Faktor risiko penting lainnya adalah yang terkait dengan permasalahan
lisensi. Terdapat beberapa tipe lisensi open source, masing-masing dengan terms
dan kondisi yang berbeda-beda. Beberapa tipe lisensi tidak kompatibel satu
dengan lainnya dan tidak dapat dikombinasikan dalam sebuah aplikasi baru. Salah
satu pertimbangan penting dalam memilih sebuah lisensi adalah apakah skema
lisensi dari komponen itu memberikan batasan-batasan pada aplikasi yang
dihasilkan nanti. Skema lisensi copyleft seperti GNU General Public License
(GPL) dan turunan-turunannya, mungkin adalah yang paling problematis untuk
entitas komersial. Tipe lisensi ini memungkinkan siapapun untuk menggunakan
komponen berlisensi tersebut pada proyek-proyeknya, tapi, pada gilirannya nanti
aplikasi yang dihasilkan nanti juga akan memiliki hak yang sama, termasuk
membuat aplikasi turunan dan source codenya mesti tersedia secara gratis pula.
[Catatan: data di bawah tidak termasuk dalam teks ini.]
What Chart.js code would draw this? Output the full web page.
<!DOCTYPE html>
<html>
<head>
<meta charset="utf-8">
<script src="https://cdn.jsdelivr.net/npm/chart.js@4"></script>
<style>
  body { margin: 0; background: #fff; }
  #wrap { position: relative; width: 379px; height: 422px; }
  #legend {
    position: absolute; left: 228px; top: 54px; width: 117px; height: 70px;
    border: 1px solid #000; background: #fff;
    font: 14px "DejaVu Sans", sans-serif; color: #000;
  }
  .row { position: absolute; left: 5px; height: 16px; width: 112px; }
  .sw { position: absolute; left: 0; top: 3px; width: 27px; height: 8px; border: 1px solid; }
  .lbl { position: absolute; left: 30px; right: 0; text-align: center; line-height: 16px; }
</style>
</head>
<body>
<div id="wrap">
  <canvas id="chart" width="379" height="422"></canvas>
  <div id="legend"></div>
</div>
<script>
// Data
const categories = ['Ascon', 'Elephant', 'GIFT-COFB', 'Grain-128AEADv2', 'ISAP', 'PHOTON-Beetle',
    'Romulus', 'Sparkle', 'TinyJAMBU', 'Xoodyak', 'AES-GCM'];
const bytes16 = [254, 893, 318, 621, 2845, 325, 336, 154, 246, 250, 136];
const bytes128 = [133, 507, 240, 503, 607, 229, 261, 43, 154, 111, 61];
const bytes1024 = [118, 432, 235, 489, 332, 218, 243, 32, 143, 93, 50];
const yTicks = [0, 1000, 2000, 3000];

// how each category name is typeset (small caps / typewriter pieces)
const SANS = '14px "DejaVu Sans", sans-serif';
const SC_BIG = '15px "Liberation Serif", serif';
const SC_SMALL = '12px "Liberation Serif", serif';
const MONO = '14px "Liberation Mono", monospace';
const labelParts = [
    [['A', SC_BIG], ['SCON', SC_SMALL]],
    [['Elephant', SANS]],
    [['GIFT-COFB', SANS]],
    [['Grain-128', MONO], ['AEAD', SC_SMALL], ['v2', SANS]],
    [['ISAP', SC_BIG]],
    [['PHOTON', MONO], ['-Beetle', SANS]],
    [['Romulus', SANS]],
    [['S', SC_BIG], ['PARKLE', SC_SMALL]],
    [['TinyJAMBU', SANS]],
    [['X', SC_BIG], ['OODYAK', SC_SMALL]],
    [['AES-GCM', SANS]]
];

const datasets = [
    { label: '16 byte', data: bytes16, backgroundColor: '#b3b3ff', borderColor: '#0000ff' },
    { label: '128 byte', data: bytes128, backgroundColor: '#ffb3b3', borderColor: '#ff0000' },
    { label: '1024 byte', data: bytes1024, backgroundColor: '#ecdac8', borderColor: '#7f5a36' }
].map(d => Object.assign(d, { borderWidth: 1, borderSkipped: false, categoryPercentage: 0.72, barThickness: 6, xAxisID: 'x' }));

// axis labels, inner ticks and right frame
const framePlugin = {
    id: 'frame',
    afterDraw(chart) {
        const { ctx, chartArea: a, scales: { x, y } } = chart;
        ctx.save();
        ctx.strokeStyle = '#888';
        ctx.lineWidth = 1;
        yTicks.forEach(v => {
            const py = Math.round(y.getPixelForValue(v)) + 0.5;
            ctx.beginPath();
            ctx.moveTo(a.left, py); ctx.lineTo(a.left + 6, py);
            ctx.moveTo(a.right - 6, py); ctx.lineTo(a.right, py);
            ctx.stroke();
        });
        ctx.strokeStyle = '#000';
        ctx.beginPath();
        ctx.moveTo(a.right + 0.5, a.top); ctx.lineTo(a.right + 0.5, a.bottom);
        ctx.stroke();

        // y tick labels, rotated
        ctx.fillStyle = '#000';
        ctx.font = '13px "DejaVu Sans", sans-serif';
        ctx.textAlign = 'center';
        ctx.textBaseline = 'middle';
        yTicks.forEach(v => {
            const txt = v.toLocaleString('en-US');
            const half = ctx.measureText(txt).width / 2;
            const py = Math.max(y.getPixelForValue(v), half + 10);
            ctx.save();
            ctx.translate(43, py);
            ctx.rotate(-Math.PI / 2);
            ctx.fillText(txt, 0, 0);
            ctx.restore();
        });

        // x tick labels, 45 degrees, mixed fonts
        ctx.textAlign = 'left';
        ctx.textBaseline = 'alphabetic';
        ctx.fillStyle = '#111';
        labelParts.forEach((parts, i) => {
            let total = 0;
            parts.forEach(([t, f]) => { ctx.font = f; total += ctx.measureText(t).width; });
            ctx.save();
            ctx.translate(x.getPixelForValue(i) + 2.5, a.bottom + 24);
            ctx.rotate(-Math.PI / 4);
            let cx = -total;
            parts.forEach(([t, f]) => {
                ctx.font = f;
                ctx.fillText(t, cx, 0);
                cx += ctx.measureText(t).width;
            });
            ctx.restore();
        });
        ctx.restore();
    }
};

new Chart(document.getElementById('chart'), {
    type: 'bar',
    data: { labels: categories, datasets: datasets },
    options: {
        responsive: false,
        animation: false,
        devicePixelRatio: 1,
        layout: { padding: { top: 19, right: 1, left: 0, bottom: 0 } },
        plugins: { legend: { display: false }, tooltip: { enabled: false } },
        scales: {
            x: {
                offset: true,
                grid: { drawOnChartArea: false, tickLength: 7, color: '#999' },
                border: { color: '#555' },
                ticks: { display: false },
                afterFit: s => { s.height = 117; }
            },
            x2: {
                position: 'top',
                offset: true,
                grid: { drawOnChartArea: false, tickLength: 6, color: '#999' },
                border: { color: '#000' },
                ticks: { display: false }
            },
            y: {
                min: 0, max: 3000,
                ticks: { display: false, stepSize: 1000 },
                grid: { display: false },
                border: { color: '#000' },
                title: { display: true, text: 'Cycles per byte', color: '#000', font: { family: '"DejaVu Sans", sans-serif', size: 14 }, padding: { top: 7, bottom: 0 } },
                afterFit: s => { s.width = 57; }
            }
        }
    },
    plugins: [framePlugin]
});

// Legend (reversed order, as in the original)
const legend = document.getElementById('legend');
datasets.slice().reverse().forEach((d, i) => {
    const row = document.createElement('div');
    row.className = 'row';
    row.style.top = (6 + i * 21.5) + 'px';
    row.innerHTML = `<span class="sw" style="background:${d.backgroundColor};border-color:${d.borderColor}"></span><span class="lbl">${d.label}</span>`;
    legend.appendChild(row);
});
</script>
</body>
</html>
Dengan kata lain, copyleft adalah sebuah metode umum untuk membuat sebuah
program menjadi gratis dan menuntut semua versi modifikasi dan pengembangannya
menjadi gratis pula.
Mengabaikan atau melupakan kewajiban perlisensian ini dapat berimplikasi pada
masalah hukum. Oleh karena itu para developer mesti diberi pedoman yang jelas
untuk memastikan bahwa mereka hanya menggunakan komponen-komponen yang memiliki
sistem lisensi dengan risiko yang dapat diterima oleh organisasi.